Department of Computer Science The University of British Columbia
Greed is Good: Greedy Optimization Methods for Large-Scale Structured Problems
This work looks at large-scale machine learning, with a particular focus on greedy methods. A recent trend caused by big datasets is to use optimization methods that have a cheap iteration cost. In this category are (block) coordinate descent and Kaczmarz methods, as the updates of these methods only rely on a reduced subspace of the problem at each iteration. Prior to our work, the literature cast greedy variations of these methods as computationally expensive with comparable convergence rates to randomized versions. In this dissertation, we show that greed is good. Specifically, we show that greedy coordinate descent and Kaczmarz methods have efficient implementations and can be faster than their randomized counterparts for certain common problem structures in machine learning. We show linear convergence for greedy (block) coordinate descent methods under a revived relaxation of strong convexity from 1963, which we call the Polyak-Lojasiewicz (PL) inequality.
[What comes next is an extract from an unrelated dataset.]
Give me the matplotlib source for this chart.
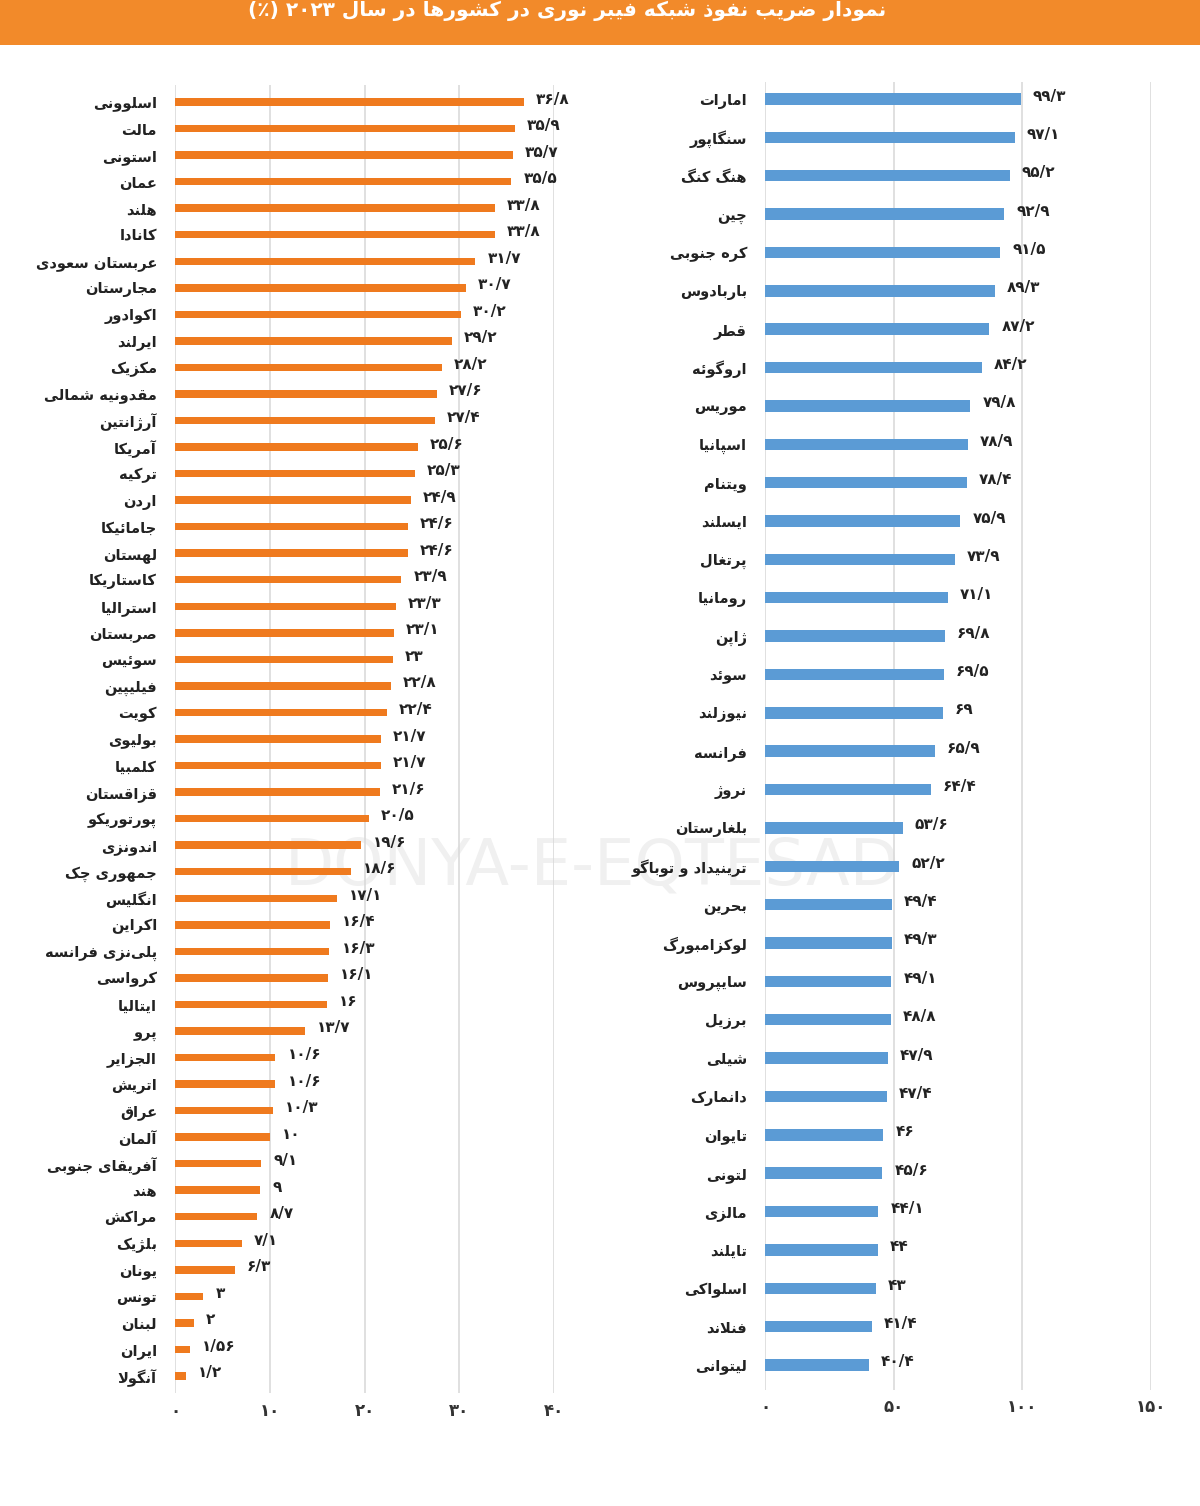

Of the proposed relaxations of strongconvexity in the recent literature, we show that the PL inequality is the weakest condition that still ensures a global minimum. Further, we highlight the exploitable flexibility in block coordinate descent methods, not only in the different types of selection rules possible, but also in the types of updates we can use. We show that using second-order or exact updates with greedy block coordinate descent methods can lead to superlinear or finite convergence (respectively) for popular machine learning problems. Finally, we introduce the notion of “active-set complexity”, which we define as the number of iterations required before an algorithm is guaranteed to reach the optimal active manifold, and show explicit bounds for two common problem instances when using the proximal gradient or the proximal coordinate descent method.
Dr. Nutini was born and raised in the small ski town of Rossland, British Columbia, located in the West Kootenays. She graduated from the University of British Columbia (Okanagan Campus) in 2010 with a BSc in General Mathematics (with honors), and in 2012 with a MSc in Mathematical Optimization (Governor General’s Gold Medal recipient). Her MSc thesis, supervised by Warren Hare, focused on derivative-free optimization methods for finite minimax problems. Her PhD was supervised by Mark Schmidt at the University of British Columbia in Vancouver. Her research area is optimization and machine learning with a focus on coordinate descent methods.